◆ **SET EXERCISE**
Below this line are records; write out exactly the lines from the one containing "Give me the" through the one containing "const yTicks = [15.5, 18.5, 0.5];", with the pictures left out.

◆ **DATA TO PROCESS**

--------------------

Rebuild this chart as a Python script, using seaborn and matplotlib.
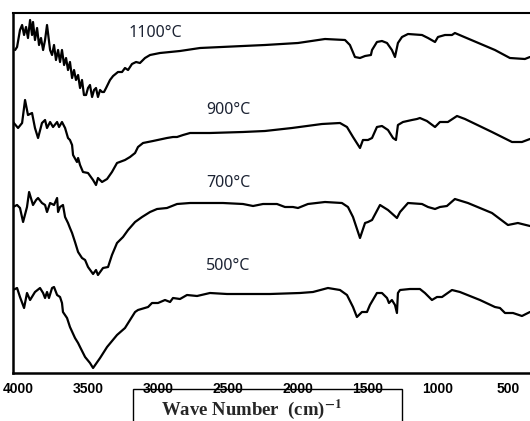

--------------------

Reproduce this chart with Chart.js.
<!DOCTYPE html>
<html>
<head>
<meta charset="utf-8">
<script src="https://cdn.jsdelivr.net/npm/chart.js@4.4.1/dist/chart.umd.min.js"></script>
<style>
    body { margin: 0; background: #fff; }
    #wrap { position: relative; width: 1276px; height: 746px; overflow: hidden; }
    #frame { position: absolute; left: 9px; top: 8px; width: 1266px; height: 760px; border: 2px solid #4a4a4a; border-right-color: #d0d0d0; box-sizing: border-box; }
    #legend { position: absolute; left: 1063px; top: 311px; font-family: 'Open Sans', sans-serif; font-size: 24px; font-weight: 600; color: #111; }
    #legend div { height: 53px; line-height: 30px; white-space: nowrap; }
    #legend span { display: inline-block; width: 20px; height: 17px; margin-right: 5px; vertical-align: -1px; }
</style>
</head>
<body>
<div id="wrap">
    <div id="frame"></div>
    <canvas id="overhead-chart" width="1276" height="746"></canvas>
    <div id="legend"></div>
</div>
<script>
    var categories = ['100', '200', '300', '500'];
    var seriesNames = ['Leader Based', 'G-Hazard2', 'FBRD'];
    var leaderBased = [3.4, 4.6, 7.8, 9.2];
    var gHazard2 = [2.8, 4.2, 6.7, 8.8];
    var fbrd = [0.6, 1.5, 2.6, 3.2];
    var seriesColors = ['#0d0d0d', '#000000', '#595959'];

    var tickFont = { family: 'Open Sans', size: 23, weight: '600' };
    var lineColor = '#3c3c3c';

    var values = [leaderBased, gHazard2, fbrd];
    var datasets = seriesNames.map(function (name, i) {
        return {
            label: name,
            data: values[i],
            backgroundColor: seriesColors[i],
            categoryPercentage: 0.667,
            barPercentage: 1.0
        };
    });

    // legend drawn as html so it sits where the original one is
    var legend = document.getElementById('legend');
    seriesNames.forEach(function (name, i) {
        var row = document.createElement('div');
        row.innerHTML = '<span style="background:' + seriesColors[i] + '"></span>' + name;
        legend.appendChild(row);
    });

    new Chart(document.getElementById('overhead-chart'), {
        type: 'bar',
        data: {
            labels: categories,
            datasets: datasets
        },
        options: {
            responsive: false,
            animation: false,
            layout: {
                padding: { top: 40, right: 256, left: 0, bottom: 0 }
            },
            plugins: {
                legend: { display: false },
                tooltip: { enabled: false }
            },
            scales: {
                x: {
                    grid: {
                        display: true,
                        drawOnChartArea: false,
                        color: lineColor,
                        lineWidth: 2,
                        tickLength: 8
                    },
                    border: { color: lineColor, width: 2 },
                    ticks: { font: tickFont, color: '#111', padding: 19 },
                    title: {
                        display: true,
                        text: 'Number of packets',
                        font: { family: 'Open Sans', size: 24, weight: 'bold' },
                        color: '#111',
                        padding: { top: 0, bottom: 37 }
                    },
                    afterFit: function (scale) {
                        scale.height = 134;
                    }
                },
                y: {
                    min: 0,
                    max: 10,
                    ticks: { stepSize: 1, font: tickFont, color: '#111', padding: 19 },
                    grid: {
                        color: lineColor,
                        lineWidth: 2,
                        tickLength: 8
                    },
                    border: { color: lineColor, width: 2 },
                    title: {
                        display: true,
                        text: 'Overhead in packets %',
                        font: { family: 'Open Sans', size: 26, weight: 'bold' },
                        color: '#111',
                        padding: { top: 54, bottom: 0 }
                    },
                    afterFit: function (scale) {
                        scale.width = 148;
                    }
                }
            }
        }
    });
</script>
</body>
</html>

--------------------

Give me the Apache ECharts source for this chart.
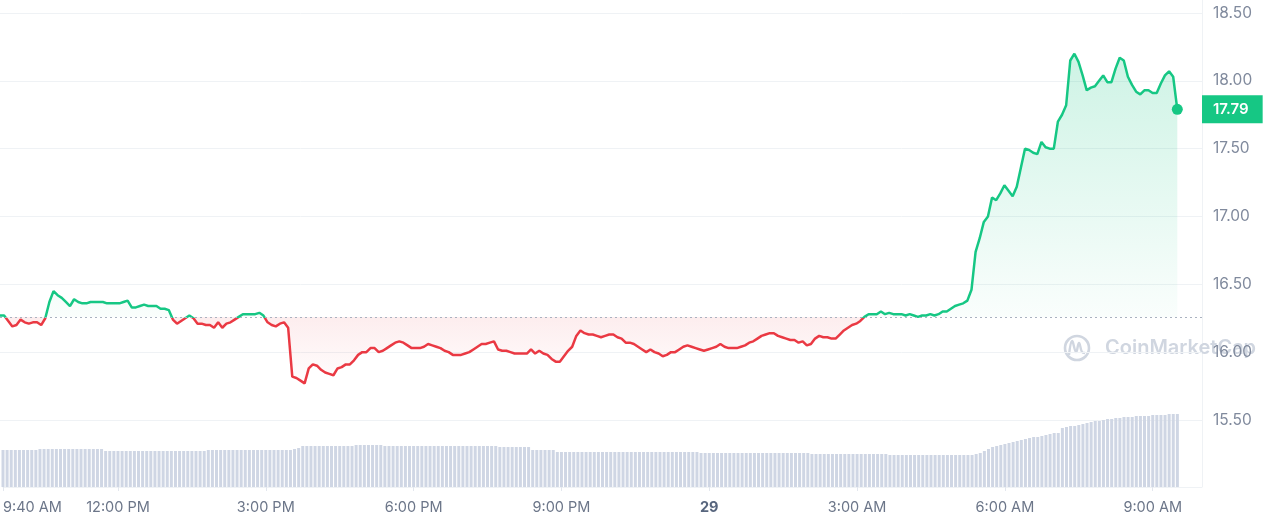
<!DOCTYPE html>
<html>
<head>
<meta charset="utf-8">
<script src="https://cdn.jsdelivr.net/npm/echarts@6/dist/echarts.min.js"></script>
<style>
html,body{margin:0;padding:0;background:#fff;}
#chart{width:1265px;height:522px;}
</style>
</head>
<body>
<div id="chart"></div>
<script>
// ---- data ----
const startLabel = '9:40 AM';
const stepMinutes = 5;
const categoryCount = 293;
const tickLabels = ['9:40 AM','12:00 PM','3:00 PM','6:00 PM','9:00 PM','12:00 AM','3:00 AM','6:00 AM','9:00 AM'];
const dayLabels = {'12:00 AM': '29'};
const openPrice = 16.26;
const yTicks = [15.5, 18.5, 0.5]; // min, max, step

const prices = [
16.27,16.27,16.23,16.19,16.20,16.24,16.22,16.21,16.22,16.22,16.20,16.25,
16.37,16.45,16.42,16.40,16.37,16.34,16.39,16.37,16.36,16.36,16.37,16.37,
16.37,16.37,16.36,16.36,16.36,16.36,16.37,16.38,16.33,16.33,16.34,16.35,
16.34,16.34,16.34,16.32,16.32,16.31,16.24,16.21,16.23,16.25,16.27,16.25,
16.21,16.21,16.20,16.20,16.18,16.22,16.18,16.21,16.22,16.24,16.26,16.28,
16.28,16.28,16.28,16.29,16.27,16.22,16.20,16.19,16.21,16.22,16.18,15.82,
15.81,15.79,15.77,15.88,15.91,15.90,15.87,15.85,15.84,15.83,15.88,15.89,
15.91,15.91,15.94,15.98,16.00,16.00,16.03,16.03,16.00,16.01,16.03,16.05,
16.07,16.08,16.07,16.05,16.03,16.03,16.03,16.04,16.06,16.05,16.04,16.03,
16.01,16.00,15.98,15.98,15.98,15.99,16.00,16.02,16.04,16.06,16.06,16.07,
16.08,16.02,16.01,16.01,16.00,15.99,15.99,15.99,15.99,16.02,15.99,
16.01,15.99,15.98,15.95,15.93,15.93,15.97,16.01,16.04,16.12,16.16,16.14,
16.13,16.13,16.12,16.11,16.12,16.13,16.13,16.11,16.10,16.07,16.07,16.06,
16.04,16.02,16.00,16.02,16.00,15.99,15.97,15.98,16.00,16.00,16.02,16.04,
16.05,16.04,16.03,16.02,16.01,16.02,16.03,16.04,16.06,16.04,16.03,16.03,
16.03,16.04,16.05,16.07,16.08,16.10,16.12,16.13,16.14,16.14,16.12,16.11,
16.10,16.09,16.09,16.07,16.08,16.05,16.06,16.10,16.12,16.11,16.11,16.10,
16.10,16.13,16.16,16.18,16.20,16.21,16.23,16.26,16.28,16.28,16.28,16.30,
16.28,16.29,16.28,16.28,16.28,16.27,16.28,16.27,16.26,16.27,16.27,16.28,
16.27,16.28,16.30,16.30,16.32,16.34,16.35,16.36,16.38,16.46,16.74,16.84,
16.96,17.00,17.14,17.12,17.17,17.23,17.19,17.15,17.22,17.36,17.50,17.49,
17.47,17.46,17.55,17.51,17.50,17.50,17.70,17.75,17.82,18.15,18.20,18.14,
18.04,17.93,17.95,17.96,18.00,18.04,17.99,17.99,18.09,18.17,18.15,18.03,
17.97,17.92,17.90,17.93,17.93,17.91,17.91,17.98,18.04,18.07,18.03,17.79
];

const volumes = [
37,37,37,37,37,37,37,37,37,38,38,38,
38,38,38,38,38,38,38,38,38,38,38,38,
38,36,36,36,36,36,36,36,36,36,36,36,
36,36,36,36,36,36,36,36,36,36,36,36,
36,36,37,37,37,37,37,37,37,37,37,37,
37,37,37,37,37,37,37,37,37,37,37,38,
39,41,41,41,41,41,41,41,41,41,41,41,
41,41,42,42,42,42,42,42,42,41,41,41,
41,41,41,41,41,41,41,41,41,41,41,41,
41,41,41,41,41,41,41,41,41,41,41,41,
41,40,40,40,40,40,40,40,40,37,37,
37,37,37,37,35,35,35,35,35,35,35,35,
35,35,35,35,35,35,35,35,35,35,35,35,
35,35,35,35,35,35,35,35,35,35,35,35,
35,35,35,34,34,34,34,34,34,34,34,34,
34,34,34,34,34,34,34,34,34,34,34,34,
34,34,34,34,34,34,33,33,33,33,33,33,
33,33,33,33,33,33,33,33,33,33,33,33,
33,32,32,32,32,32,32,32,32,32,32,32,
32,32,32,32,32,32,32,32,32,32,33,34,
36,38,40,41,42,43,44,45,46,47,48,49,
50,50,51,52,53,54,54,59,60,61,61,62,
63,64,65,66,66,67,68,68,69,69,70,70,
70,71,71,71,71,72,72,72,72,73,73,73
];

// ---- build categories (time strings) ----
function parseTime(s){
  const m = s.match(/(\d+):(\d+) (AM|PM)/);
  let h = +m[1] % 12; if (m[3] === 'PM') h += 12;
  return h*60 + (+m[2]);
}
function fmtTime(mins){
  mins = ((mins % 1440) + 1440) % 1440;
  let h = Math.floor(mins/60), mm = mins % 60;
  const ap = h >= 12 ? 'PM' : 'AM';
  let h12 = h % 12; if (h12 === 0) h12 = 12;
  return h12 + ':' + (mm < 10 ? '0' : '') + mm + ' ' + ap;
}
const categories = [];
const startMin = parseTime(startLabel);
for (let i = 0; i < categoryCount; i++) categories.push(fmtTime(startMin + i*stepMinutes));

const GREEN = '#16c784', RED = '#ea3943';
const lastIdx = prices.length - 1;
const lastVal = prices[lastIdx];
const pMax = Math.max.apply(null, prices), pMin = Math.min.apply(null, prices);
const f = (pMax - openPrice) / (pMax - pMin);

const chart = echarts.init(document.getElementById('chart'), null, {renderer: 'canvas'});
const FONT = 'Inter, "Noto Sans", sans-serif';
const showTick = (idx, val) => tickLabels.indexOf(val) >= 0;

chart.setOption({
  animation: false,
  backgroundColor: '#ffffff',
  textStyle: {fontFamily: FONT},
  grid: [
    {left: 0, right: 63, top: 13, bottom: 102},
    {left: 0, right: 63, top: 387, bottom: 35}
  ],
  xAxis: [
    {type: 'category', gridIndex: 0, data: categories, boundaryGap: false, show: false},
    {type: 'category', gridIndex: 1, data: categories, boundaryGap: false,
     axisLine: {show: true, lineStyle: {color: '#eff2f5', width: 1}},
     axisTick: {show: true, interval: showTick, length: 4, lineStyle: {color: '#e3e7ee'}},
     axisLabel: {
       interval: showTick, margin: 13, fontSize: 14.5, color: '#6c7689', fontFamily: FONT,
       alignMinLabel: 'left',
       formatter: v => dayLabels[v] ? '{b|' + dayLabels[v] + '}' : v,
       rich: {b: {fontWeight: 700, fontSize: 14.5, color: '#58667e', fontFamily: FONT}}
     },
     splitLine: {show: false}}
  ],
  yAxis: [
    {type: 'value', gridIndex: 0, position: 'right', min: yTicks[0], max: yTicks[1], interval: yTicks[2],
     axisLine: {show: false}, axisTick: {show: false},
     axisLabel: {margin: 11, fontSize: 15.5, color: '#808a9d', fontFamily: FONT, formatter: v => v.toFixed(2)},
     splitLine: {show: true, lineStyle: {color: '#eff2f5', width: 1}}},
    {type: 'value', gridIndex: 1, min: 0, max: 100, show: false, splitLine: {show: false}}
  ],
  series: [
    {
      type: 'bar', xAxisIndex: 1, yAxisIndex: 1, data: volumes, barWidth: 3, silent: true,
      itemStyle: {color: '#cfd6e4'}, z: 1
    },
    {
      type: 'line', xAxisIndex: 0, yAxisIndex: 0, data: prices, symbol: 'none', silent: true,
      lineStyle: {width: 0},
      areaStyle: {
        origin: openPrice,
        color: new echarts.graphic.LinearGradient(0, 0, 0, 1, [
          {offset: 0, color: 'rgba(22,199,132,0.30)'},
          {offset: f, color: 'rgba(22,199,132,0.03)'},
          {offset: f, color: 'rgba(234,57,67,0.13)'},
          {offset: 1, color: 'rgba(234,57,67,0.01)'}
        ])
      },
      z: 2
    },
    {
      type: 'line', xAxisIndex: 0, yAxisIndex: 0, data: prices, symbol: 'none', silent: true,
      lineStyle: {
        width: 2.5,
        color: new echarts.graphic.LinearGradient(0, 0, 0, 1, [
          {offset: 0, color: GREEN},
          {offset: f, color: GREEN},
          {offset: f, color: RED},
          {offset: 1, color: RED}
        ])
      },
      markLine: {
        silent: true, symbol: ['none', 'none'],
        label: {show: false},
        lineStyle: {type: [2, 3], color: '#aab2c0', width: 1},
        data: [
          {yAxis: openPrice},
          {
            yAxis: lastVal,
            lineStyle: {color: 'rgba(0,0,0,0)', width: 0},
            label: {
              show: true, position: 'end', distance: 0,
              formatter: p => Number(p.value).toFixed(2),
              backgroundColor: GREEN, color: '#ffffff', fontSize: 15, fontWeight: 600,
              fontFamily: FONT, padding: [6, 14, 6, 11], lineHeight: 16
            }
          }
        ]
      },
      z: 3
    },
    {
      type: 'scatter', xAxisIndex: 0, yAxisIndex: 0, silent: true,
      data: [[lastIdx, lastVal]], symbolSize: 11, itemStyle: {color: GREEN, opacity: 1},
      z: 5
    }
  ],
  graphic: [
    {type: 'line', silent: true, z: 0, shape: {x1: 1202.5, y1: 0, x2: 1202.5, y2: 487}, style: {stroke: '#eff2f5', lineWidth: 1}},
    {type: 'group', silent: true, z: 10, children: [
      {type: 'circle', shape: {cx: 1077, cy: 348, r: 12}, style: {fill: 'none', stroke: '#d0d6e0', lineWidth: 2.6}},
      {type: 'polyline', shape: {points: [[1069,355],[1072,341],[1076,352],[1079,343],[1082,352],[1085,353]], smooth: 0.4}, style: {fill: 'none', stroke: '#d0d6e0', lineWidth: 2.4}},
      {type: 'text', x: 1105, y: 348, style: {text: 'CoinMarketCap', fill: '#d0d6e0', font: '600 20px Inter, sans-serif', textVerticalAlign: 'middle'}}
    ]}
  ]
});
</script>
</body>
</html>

--------------------

◆ **RESPONSE**
Give me the Apache ECharts source for this chart.
<!DOCTYPE html>
<html>
<head>
<meta charset="utf-8">
<script src="https://cdn.jsdelivr.net/npm/echarts@6/dist/echarts.min.js"></script>
<style>
html,body{margin:0;padding:0;background:#fff;}
#chart{width:1265px;height:522px;}
</style>
</head>
<body>
<div id="chart"></div>
<script>
// ---- data ----
const startLabel = '9:40 AM';
const stepMinutes = 5;
const categoryCount = 293;
const tickLabels = ['9:40 AM','12:00 PM','3:00 PM','6:00 PM','9:00 PM','12:00 AM','3:00 AM','6:00 AM','9:00 AM'];
const dayLabels = {'12:00 AM': '29'};
const openPrice = 16.26;
const yTicks = [15.5, 18.5, 0.5]; // min, max, step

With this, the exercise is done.